Investment Phase: This is where the magic happens. The accumulated money doesn't just sit there; it's put to work. Professional managers (or you, in a self-directed account) invest the capital. The goal is to grow the pot faster than inflation over several decades. A well-managed fund acts as a powerful
capital allocation vehicle, channeling society's savings into productive businesses.
Distribution Phase: Once you retire, you switch from putting money in to taking money out. You begin drawing an income from your pot to cover your living expenses. How you do this can vary, from taking regular withdrawals to purchasing an
annuity.
The key takeaway is that in a funded system, your future retirement income is directly linked to the amount you saved and the investment returns your capital generated. It's a system built on ownership and personal responsibility.

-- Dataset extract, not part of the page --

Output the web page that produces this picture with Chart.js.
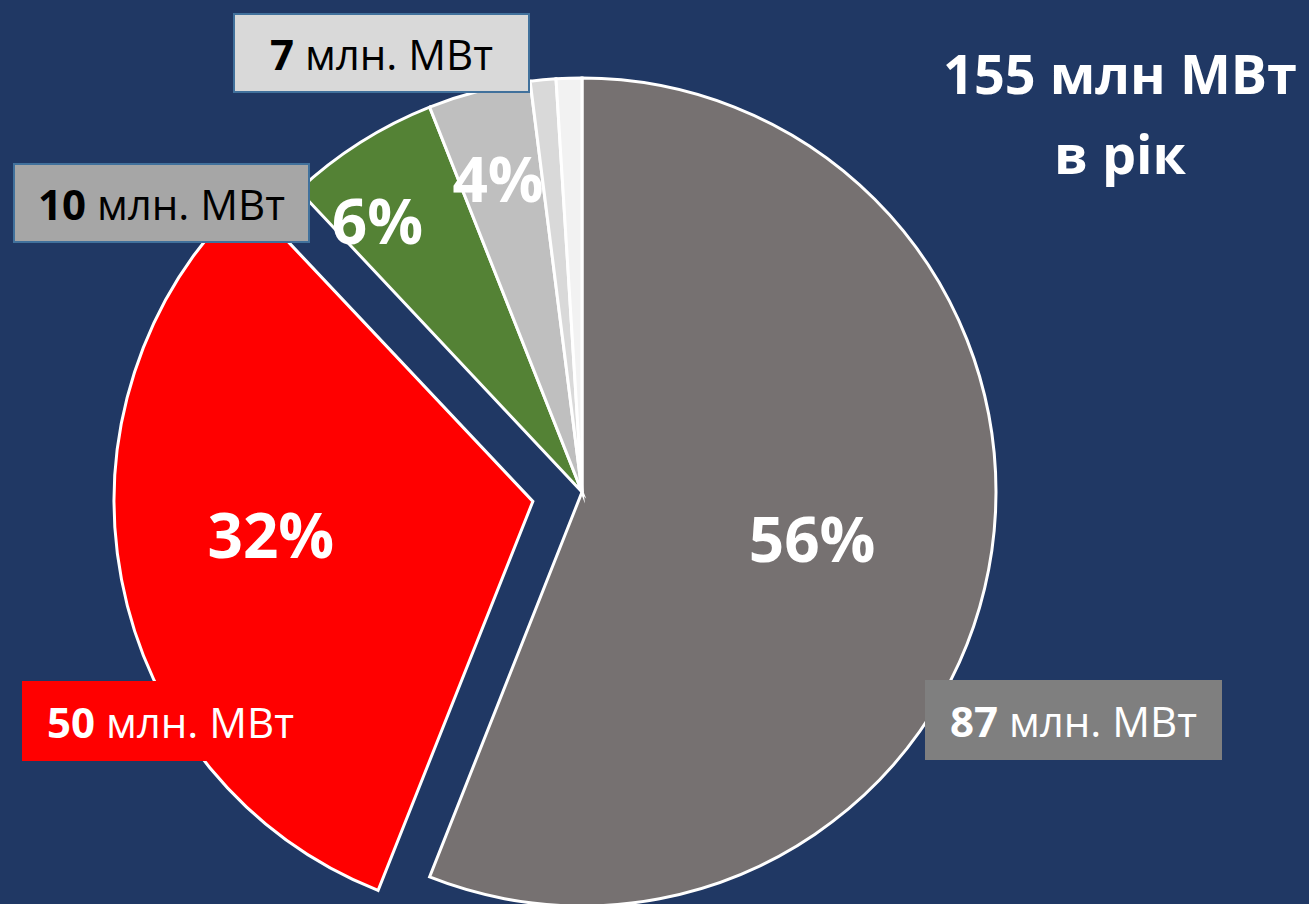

Funded vs. Pay-As-You-Go: The Big Showdown
Understanding the difference between a funded system and a pay-as-you-go (PAYG) system is crucial for any investor. While many countries use a hybrid approach, the underlying philosophies are worlds apart.
A Tale of Two Systems
Ownership:
Funded: You own the assets in your account. It is your property. You can even pass it on to your heirs in many cases (e.g.,
defined contribution plans like a 401(k)).
PAYG: You don't own anything. You have a promise from the government that future taxpayers will fund your benefits. It's a social compact, not a property right.
Financial Engine:
Funded: Relies on investment returns and the power of compounding. The economy's growth directly fuels your retirement.

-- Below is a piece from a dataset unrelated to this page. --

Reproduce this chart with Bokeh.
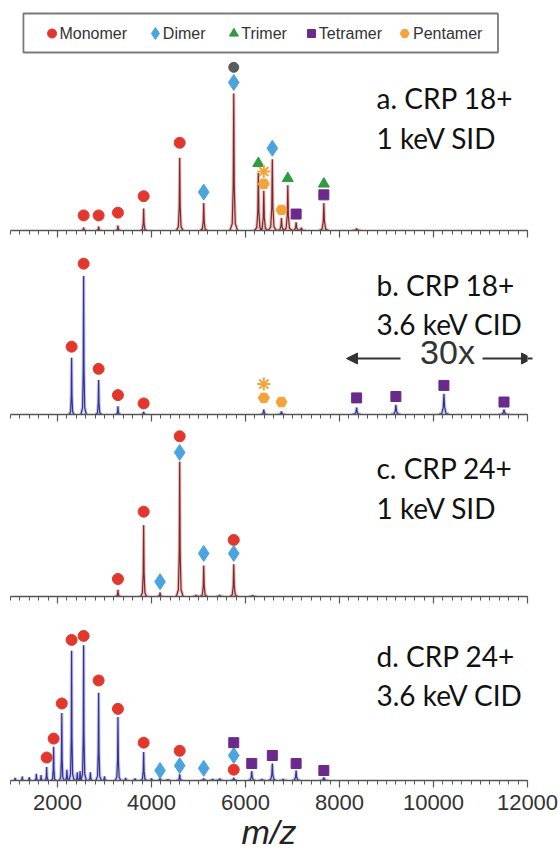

PAYG: Relies on demographics and the wage growth of the next generation. It needs a steady or growing ratio of workers to retirees.
Vulnerability:
Funded: Its primary risk is market risk. A severe and prolonged market downturn can shrink your nest egg, especially close to retirement.
PAYG: Its primary risk is
demographic risk. Falling birth rates and longer life expectancies can strain the system, leading to massive, unfunded
liabilities (promises made without the money set aside to pay for them). This often forces governments to either raise taxes, cut benefits, or increase the retirement age.
The Value Investor's Take
For a value investor, the funded retirement model is far more than a savings plan; it's an embodiment of our core principles.
Ownership Mentality: Value investing is about being an owner of businesses, not a speculator. A funded system makes you a direct owner of productive assets. Your retirement security is tied to the long-term success of the companies you're invested in, aligning your interests with that of a prudent business owner.
Long-Term Horizon: A funded plan is the ultimate long-term investment. It forces you to ignore short-term market noise and focus on a multi-decade horizon, which is the ideal timeframe for value strategies to flourish and for compounding to work its wonders.
Personal Responsibility: The system puts you in the driver's seat. It encourages financial literacy and rewards disciplined saving and wise investment choices—virtues at the heart of the value investing philosophy championed by legends like
Benjamin Graham. You are responsible for monitoring your portfolio and, crucially, keeping an eye on investment fees, which can silently erode your wealth over time.
Challenges on the Horizon
While philosophically appealing, funded systems are not without their challenges.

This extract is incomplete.